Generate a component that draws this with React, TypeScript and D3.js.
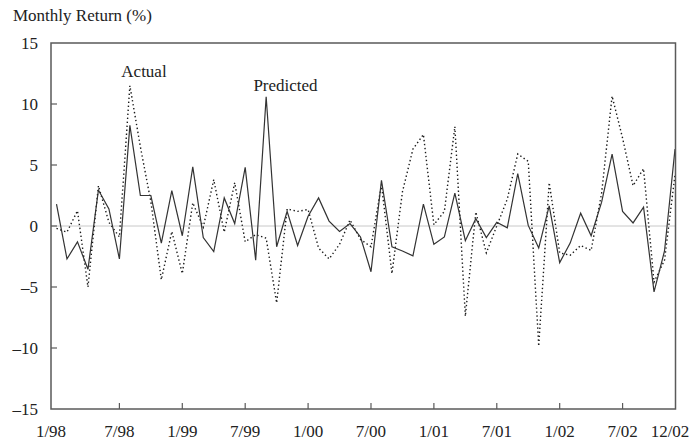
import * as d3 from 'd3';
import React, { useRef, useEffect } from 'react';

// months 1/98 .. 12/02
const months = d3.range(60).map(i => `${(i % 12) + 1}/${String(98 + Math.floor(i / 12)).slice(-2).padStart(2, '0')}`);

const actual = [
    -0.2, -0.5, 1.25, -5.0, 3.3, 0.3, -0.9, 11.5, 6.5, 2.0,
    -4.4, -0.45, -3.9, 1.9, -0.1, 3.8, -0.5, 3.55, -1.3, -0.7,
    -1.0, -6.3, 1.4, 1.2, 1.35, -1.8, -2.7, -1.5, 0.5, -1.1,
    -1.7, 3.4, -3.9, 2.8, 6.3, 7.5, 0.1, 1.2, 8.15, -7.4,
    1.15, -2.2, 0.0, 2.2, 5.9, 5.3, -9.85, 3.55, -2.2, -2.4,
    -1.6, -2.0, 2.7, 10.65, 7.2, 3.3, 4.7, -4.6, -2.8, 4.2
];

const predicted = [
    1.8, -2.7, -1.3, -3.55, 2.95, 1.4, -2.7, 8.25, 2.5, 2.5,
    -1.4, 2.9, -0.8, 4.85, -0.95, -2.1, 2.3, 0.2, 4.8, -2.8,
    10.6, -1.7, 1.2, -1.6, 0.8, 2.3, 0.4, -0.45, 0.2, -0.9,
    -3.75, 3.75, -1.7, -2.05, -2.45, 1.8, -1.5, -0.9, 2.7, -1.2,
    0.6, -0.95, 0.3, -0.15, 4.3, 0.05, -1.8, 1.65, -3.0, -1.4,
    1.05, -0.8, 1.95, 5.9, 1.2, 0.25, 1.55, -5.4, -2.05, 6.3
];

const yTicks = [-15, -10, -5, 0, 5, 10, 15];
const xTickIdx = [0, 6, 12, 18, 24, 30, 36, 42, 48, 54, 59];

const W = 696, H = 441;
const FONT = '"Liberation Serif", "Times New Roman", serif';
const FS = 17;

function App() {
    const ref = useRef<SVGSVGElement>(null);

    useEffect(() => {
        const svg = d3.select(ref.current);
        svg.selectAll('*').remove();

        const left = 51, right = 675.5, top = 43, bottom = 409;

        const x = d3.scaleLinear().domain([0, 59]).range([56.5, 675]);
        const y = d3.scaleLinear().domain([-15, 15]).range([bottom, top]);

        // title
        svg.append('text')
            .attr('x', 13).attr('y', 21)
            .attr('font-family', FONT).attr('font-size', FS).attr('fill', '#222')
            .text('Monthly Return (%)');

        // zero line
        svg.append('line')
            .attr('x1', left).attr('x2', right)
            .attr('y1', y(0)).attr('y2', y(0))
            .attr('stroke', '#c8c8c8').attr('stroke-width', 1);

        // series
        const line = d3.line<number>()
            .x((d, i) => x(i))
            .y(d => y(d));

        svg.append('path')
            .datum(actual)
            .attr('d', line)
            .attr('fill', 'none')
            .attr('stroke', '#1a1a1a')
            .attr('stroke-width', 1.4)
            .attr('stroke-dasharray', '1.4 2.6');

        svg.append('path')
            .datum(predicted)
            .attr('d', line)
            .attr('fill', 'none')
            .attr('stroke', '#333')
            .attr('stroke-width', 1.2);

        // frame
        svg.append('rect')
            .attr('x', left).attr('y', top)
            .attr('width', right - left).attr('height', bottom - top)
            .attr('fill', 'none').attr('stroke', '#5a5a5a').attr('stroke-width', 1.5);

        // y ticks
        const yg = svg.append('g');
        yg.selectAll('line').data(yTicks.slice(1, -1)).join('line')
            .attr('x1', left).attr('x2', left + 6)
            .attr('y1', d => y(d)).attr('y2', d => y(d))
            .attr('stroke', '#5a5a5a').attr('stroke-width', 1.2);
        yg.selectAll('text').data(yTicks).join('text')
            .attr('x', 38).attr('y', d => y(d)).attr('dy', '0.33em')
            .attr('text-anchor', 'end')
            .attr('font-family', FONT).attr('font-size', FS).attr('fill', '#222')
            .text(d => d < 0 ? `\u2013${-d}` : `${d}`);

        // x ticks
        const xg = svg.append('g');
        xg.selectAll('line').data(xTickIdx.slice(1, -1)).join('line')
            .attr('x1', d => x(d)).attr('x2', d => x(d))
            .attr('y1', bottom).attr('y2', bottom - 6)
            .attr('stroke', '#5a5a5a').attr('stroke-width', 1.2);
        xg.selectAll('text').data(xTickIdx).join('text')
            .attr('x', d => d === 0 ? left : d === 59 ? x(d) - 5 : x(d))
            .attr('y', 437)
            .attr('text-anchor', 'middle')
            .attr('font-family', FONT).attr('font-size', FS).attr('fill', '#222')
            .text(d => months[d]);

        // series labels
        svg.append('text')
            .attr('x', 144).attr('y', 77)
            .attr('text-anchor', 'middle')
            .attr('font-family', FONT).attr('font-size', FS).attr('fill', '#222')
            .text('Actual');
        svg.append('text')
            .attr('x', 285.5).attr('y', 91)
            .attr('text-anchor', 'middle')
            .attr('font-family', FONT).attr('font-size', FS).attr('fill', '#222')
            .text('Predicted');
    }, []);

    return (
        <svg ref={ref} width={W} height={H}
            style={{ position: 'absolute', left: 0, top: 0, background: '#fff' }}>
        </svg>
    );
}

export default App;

+===+

### Aim
The data should be printed again unchanged; leave its pictures out.

### Response for this exercise
Generate a component that draws this with React, TypeScript and D3.js.
import * as d3 from 'd3';
import React, { useRef, useEffect } from 'react';

// months 1/98 .. 12/02
const months = d3.range(60).map(i => `${(i % 12) + 1}/${String(98 + Math.floor(i / 12)).slice(-2).padStart(2, '0')}`);

const actual = [
    -0.2, -0.5, 1.25, -5.0, 3.3, 0.3, -0.9, 11.5, 6.5, 2.0,
    -4.4, -0.45, -3.9, 1.9, -0.1, 3.8, -0.5, 3.55, -1.3, -0.7,
    -1.0, -6.3, 1.4, 1.2, 1.35, -1.8, -2.7, -1.5, 0.5, -1.1,
    -1.7, 3.4, -3.9, 2.8, 6.3, 7.5, 0.1, 1.2, 8.15, -7.4,
    1.15, -2.2, 0.0, 2.2, 5.9, 5.3, -9.85, 3.55, -2.2, -2.4,
    -1.6, -2.0, 2.7, 10.65, 7.2, 3.3, 4.7, -4.6, -2.8, 4.2
];

const predicted = [
    1.8, -2.7, -1.3, -3.55, 2.95, 1.4, -2.7, 8.25, 2.5, 2.5,
    -1.4, 2.9, -0.8, 4.85, -0.95, -2.1, 2.3, 0.2, 4.8, -2.8,
    10.6, -1.7, 1.2, -1.6, 0.8, 2.3, 0.4, -0.45, 0.2, -0.9,
    -3.75, 3.75, -1.7, -2.05, -2.45, 1.8, -1.5, -0.9, 2.7, -1.2,
    0.6, -0.95, 0.3, -0.15, 4.3, 0.05, -1.8, 1.65, -3.0, -1.4,
    1.05, -0.8, 1.95, 5.9, 1.2, 0.25, 1.55, -5.4, -2.05, 6.3
];

const yTicks = [-15, -10, -5, 0, 5, 10, 15];
const xTickIdx = [0, 6, 12, 18, 24, 30, 36, 42, 48, 54, 59];

const W = 696, H = 441;
const FONT = '"Liberation Serif", "Times New Roman", serif';
const FS = 17;

function App() {
    const ref = useRef<SVGSVGElement>(null);

    useEffect(() => {
        const svg = d3.select(ref.current);
        svg.selectAll('*').remove();

        const left = 51, right = 675.5, top = 43, bottom = 409;

        const x = d3.scaleLinear().domain([0, 59]).range([56.5, 675]);
        const y = d3.scaleLinear().domain([-15, 15]).range([bottom, top]);

        // title
        svg.append('text')
            .attr('x', 13).attr('y', 21)
            .attr('font-family', FONT).attr('font-size', FS).attr('fill', '#222')
            .text('Monthly Return (%)');

        // zero line
        svg.append('line')
            .attr('x1', left).attr('x2', right)
            .attr('y1', y(0)).attr('y2', y(0))
            .attr('stroke', '#c8c8c8').attr('stroke-width', 1);

        // series
        const line = d3.line<number>()
            .x((d, i) => x(i))
            .y(d => y(d));

        svg.append('path')
            .datum(actual)
            .attr('d', line)
            .attr('fill', 'none')
            .attr('stroke', '#1a1a1a')
            .attr('stroke-width', 1.4)
            .attr('stroke-dasharray', '1.4 2.6');

        svg.append('path')
            .datum(predicted)
            .attr('d', line)
            .attr('fill', 'none')
            .attr('stroke', '#333')
            .attr('stroke-width', 1.2);

        // frame
        svg.append('rect')
            .attr('x', left).attr('y', top)
            .attr('width', right - left).attr('height', bottom - top)
            .attr('fill', 'none').attr('stroke', '#5a5a5a').attr('stroke-width', 1.5);

        // y ticks
        const yg = svg.append('g');
        yg.selectAll('line').data(yTicks.slice(1, -1)).join('line')
            .attr('x1', left).attr('x2', left + 6)
            .attr('y1', d => y(d)).attr('y2', d => y(d))
            .attr('stroke', '#5a5a5a').attr('stroke-width', 1.2);
        yg.selectAll('text').data(yTicks).join('text')
            .attr('x', 38).attr('y', d => y(d)).attr('dy', '0.33em')
            .attr('text-anchor', 'end')
            .attr('font-family', FONT).attr('font-size', FS).attr('fill', '#222')
            .text(d => d < 0 ? `\u2013${-d}` : `${d}`);

        // x ticks
        const xg = svg.append('g');
        xg.selectAll('line').data(xTickIdx.slice(1, -1)).join('line')
            .attr('x1', d => x(d)).attr('x2', d => x(d))
            .attr('y1', bottom).attr('y2', bottom - 6)
            .attr('stroke', '#5a5a5a').attr('stroke-width', 1.2);
        xg.selectAll('text').data(xTickIdx).join('text')
            .attr('x', d => d === 0 ? left : d === 59 ? x(d) - 5 : x(d))
            .attr('y', 437)
            .attr('text-anchor', 'middle')
            .attr('font-family', FONT).attr('font-size', FS).attr('fill', '#222')
            .text(d => months[d]);

        // series labels
        svg.append('text')
            .attr('x', 144).attr('y', 77)
            .attr('text-anchor', 'middle')
            .attr('font-family', FONT).attr('font-size', FS).attr('fill', '#222')
            .text('Actual');
        svg.append('text')
            .attr('x', 285.5).attr('y', 91)
            .attr('text-anchor', 'middle')
            .attr('font-family', FONT).attr('font-size', FS).attr('fill', '#222')
            .text('Predicted');
    }, []);

    return (
        <svg ref={ref} width={W} height={H}
            style={{ position: 'absolute', left: 0, top: 0, background: '#fff' }}>
        </svg>
    );
}

export default App;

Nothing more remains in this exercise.